Donald Trump "a fait tout ce qui était possible"
Il a mis tout son poids dans la balance, se rendant même personnellement au Congrès et passant d'innombrables coups de fil pour tenter de convaincre les républicains frondeurs pour qui la loi va, soit trop loin dans le démantèlement de la législation phare de l'ex-président Barack Obama soit pas assez, comme c'est le cas des ultra-conservateurs du Freedom Caucus.
La majorité de la Chambre des représentants s'est fracassée sur le projet de remplacement d'Obamacare, loi signée en 2010 par Barack Obama et qui va, a redit le dirigeant républicain, "exploser". Un vote, d'abord prévu jeudi puis repoussé à vendredi, a finalement été annulé quelques minutes avant.

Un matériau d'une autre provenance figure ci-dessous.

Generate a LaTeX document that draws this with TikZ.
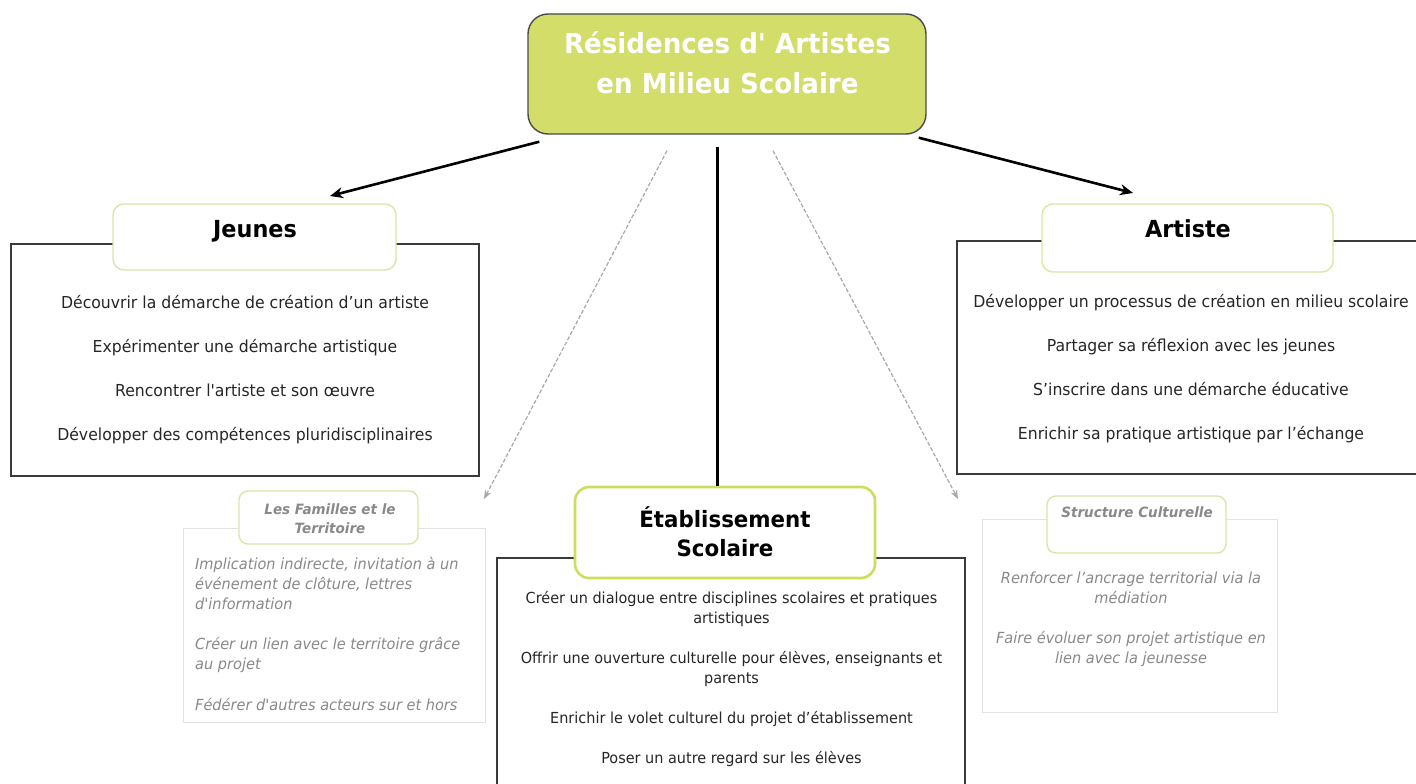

"C'est une déception", a déclaré Paul Ryan, défait, lors d'une conférence de presse. "Nous étions très proches, mais nous n'avons pas obtenu de consensus. C'est pourquoi j'ai estimé qu'il était plus sage de ne pas voter et de retirer le texte, en réfléchissant à la prochaine étape".
"C'est un revers, à l'évidence", a aussi dit le "speaker", confirmant une évidence: "Obamacare est la loi, et restera la loi tant qu'elle ne sera pas remplacée". Sean Spicer, porte-parole de la Maison Blanche, avait préparé le terrain en affirmant plus tôt que Donald Trump avait "fait tout ce qui était possible" pour que la loi passe. Sur 237 élus républicains, une grosse trentaine s'étaient déclarés contre le texte, s'ajoutant aux 193 démocrates de l'opposition.
Majorité déchirée
Le texte aurait sabré les aides publiques aux personnes qui n'ont pas d'assurance santé grâce à leur employeur et doivent financer elles-mêmes leur couverture.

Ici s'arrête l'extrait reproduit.